• WHAT TO WORK ON: Only the span from the line containing "Reproduce this chart with D3.js." down to the line containing "80, 90, 100];" is to be printed, exactly and inclusively, with pictures omitted.

• SOURCE RECORDS:
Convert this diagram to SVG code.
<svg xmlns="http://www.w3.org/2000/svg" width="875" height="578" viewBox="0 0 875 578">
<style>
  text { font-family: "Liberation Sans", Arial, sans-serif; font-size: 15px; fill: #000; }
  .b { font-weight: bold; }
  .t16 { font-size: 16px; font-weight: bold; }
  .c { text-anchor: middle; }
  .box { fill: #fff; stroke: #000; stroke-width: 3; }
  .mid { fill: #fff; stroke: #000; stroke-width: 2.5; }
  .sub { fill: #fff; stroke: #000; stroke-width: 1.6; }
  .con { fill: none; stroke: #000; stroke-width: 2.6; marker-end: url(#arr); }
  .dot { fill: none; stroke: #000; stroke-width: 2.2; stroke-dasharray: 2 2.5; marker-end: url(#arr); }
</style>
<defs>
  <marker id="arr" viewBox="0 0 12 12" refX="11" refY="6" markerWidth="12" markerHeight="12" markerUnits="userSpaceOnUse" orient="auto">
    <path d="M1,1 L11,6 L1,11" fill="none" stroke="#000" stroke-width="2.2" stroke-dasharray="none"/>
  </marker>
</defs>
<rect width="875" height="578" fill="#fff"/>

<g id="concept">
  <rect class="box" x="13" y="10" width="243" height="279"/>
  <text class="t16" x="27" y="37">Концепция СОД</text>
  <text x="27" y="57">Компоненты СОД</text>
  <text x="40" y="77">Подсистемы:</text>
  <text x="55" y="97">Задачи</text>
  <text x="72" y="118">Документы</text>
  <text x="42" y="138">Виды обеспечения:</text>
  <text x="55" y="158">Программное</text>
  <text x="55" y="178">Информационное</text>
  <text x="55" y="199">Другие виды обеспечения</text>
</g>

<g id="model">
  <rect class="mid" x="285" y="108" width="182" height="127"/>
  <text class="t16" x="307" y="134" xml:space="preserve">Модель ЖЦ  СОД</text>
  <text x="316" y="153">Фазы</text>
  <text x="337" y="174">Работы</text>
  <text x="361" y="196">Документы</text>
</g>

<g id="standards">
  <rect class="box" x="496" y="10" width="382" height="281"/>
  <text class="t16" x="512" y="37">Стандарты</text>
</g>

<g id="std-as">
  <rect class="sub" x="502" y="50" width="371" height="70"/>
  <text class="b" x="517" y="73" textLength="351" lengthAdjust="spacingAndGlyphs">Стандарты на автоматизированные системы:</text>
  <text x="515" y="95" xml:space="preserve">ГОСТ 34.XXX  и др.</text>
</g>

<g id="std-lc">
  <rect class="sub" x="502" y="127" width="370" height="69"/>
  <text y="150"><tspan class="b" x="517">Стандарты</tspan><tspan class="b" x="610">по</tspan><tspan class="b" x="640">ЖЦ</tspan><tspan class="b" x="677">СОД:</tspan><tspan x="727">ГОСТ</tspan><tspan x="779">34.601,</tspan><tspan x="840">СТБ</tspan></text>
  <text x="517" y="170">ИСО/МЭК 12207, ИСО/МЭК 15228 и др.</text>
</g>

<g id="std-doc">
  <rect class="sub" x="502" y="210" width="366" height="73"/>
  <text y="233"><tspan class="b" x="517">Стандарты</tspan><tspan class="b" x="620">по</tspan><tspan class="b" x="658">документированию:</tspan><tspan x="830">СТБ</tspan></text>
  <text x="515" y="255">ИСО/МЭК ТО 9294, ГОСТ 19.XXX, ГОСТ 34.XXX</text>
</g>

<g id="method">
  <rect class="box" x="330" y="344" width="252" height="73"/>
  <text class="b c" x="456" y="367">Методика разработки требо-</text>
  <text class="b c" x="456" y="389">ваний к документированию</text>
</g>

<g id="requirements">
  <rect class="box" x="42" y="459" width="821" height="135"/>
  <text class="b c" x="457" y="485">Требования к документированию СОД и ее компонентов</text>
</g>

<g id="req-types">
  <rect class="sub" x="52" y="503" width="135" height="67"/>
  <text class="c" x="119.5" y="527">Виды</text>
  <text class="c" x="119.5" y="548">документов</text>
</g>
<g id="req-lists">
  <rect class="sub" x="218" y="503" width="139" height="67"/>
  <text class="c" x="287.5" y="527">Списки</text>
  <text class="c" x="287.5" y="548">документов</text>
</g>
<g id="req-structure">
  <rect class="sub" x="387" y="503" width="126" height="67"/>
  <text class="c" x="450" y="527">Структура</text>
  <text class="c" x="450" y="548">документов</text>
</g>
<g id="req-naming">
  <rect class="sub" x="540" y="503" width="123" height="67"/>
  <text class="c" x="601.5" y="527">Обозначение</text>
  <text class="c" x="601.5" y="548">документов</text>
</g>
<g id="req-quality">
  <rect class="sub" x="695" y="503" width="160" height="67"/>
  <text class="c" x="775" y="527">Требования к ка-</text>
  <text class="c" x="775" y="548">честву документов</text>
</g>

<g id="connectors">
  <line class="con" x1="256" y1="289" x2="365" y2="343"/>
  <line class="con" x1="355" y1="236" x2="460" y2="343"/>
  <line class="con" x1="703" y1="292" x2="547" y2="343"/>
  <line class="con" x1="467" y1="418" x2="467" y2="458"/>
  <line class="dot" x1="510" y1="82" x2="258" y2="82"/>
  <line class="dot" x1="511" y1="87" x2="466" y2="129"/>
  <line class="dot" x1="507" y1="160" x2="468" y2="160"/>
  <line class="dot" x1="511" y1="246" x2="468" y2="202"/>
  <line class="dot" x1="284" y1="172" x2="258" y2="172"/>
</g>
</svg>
--
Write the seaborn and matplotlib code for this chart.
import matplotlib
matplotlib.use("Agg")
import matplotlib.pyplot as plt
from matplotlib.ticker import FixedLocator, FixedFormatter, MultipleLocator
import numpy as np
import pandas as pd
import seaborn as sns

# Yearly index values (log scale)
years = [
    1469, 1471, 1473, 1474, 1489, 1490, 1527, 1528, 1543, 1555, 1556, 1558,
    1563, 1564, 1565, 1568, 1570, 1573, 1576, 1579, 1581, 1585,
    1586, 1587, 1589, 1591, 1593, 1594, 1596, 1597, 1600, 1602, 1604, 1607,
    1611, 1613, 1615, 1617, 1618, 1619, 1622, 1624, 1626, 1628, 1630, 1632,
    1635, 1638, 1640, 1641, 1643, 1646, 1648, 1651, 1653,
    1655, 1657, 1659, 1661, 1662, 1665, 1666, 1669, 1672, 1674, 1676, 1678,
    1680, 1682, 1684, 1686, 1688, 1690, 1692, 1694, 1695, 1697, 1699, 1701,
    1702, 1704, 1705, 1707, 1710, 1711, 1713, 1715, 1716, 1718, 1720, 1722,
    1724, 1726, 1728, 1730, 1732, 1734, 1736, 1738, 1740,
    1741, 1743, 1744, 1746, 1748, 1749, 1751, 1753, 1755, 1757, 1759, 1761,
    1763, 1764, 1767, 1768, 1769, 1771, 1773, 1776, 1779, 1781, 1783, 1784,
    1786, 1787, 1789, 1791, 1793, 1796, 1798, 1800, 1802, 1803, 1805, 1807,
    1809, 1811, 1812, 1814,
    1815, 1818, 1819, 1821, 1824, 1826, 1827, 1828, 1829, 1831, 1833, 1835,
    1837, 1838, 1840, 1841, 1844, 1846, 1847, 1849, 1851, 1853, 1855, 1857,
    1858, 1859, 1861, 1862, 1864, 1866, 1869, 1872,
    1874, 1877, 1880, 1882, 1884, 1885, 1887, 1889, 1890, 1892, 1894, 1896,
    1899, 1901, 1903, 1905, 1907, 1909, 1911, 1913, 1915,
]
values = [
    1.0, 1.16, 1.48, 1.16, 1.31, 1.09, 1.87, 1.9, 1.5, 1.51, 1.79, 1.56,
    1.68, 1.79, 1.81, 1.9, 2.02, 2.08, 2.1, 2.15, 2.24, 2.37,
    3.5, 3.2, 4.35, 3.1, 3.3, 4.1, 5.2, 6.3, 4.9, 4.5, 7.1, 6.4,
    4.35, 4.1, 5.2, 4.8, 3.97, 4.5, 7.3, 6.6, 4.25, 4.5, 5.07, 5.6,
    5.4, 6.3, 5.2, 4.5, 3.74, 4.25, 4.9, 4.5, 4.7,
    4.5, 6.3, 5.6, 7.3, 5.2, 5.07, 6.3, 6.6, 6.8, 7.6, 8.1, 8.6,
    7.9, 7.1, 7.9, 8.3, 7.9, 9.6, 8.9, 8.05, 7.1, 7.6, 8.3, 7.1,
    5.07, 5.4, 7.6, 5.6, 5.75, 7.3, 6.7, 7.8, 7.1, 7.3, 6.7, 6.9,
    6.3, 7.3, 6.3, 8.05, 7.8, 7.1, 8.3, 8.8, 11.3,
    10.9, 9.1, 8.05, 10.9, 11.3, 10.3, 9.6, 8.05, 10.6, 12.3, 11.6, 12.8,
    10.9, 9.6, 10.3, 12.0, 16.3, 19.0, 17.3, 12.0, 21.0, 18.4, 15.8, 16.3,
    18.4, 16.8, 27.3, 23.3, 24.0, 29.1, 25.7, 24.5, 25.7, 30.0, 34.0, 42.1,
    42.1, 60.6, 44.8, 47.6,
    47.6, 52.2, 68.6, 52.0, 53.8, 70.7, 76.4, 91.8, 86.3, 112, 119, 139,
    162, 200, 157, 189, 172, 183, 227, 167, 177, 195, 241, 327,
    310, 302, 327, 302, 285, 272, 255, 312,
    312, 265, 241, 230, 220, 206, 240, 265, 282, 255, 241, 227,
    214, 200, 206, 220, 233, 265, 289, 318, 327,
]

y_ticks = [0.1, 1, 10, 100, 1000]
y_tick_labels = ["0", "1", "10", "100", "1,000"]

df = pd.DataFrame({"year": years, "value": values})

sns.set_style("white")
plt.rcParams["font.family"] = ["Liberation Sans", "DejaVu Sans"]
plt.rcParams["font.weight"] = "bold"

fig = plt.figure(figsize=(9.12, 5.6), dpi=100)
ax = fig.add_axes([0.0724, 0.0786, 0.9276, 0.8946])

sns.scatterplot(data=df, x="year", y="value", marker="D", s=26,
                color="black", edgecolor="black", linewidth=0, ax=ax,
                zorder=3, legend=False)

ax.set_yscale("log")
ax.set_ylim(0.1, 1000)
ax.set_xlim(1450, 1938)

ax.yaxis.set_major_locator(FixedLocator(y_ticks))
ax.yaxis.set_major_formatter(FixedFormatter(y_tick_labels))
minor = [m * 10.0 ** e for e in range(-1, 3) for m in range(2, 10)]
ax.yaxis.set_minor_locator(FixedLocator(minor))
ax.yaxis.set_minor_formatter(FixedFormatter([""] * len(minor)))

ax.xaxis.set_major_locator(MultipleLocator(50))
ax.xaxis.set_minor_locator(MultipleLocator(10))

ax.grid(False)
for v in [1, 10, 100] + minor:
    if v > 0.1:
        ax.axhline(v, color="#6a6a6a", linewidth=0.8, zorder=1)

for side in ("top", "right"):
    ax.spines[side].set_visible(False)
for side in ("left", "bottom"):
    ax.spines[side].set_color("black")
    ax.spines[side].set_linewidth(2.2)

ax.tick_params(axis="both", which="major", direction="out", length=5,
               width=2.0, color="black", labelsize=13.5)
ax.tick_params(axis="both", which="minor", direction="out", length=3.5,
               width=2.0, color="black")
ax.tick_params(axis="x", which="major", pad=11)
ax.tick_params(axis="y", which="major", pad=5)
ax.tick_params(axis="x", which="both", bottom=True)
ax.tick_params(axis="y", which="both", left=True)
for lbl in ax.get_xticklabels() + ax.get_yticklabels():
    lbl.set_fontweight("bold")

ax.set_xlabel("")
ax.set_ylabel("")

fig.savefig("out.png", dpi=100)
==
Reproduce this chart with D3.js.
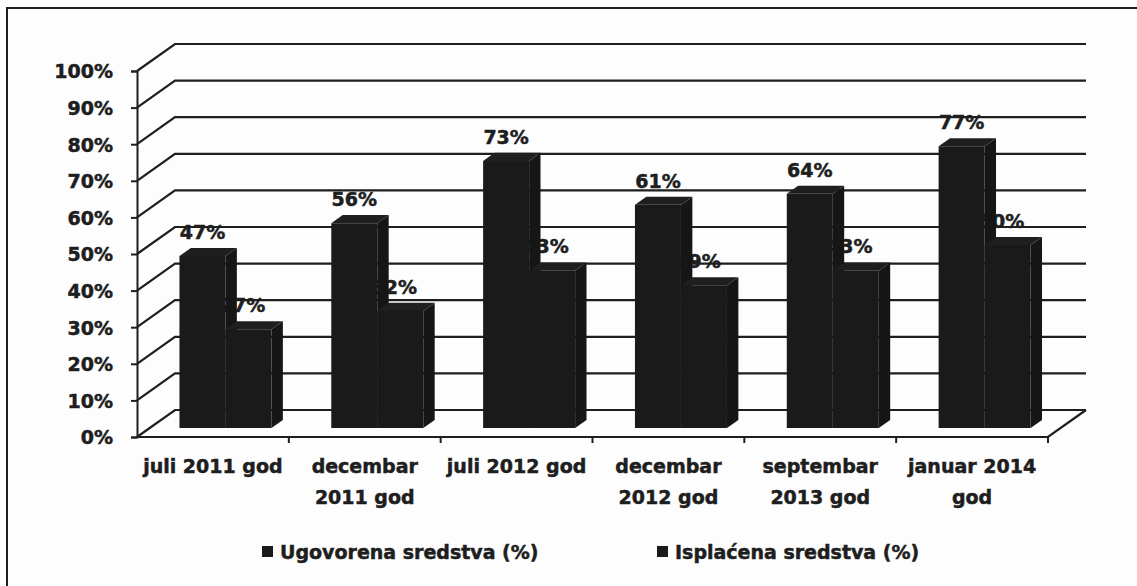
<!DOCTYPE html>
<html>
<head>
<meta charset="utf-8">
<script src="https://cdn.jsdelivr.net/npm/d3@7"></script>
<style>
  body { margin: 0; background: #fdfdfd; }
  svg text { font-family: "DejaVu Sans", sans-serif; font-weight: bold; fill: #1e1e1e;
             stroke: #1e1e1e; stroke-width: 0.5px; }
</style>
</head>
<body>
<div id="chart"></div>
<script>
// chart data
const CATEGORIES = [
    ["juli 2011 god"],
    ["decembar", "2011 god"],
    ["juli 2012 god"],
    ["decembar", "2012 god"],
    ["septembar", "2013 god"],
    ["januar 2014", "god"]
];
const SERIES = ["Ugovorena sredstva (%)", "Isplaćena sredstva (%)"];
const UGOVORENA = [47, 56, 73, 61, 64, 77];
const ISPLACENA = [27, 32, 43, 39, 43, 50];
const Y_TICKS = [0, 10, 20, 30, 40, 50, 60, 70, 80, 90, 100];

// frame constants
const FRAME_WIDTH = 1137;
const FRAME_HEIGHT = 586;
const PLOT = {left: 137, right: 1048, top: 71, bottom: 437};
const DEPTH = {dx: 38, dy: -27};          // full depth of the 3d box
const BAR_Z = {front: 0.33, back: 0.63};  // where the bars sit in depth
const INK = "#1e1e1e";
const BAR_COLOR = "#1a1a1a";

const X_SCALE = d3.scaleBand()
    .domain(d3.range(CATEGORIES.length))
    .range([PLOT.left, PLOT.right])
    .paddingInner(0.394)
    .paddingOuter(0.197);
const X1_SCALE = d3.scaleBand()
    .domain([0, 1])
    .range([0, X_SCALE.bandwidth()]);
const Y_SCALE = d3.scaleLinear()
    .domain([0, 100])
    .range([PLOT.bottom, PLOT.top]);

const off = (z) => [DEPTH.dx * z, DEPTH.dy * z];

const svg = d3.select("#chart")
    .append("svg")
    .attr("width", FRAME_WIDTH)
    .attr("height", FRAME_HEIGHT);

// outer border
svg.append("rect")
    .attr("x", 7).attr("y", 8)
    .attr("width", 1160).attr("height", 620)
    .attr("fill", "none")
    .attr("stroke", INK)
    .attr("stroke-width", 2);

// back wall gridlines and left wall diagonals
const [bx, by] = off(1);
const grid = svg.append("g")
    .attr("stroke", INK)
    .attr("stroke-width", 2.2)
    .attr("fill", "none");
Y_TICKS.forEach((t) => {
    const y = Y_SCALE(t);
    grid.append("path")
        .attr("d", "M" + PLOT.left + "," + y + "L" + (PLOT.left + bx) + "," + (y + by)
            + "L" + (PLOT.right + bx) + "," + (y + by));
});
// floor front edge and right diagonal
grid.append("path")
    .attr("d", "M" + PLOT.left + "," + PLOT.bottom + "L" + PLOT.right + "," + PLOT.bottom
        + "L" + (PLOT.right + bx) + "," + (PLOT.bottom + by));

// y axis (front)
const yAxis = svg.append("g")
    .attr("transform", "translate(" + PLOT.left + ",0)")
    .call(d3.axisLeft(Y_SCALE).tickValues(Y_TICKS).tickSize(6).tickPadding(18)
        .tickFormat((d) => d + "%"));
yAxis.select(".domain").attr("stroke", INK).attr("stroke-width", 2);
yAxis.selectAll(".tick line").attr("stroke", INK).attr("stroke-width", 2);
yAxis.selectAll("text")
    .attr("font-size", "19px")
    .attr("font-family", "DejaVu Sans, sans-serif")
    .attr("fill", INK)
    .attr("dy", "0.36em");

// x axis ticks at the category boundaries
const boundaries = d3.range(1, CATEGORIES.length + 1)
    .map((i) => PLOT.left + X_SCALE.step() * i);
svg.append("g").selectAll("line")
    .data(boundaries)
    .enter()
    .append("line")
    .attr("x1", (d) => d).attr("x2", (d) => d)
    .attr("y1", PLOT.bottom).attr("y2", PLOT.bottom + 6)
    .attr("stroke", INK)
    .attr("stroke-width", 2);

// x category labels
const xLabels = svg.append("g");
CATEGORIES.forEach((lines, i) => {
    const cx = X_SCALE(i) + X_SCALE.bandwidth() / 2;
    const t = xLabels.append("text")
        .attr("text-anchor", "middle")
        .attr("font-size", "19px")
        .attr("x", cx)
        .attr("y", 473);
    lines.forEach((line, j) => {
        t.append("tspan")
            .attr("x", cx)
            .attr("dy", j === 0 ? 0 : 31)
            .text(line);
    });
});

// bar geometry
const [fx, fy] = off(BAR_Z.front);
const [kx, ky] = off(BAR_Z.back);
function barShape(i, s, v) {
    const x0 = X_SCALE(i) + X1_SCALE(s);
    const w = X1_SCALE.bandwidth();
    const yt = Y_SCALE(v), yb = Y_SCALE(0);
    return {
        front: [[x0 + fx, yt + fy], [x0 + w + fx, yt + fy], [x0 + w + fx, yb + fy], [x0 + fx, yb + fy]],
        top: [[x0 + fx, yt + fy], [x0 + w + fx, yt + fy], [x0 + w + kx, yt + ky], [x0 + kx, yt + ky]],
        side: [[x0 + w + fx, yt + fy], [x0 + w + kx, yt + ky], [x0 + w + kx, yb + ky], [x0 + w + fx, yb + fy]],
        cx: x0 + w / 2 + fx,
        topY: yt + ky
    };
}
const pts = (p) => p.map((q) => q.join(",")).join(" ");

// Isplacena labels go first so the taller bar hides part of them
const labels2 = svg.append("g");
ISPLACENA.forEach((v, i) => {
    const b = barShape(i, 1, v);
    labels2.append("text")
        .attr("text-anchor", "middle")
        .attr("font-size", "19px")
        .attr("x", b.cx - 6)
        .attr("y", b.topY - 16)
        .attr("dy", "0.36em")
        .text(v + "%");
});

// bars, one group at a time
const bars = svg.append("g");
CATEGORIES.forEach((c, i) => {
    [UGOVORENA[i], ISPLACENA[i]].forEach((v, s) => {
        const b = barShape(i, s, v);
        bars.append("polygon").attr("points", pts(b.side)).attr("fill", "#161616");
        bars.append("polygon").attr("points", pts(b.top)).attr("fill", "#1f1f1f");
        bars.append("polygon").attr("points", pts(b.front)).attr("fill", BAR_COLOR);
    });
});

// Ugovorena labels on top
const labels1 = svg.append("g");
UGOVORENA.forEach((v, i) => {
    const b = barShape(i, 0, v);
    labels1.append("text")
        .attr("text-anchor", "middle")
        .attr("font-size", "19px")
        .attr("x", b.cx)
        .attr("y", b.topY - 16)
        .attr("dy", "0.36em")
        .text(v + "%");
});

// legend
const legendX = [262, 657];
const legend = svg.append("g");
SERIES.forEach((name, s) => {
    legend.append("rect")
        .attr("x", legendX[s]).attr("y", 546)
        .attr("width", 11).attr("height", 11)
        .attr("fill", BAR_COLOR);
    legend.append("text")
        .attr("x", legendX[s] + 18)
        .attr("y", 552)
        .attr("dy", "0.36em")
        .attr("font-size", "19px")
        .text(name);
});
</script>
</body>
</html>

• REPLY TO THE TASK:
Reproduce this chart with D3.js.
<!DOCTYPE html>
<html>
<head>
<meta charset="utf-8">
<script src="https://cdn.jsdelivr.net/npm/d3@7"></script>
<style>
  body { margin: 0; background: #fdfdfd; }
  svg text { font-family: "DejaVu Sans", sans-serif; font-weight: bold; fill: #1e1e1e;
             stroke: #1e1e1e; stroke-width: 0.5px; }
</style>
</head>
<body>
<div id="chart"></div>
<script>
// chart data
const CATEGORIES = [
    ["juli 2011 god"],
    ["decembar", "2011 god"],
    ["juli 2012 god"],
    ["decembar", "2012 god"],
    ["septembar", "2013 god"],
    ["januar 2014", "god"]
];
const SERIES = ["Ugovorena sredstva (%)", "Isplaćena sredstva (%)"];
const UGOVORENA = [47, 56, 73, 61, 64, 77];
const ISPLACENA = [27, 32, 43, 39, 43, 50];
const Y_TICKS = [0, 10, 20, 30, 40, 50, 60, 70, 80, 90, 100];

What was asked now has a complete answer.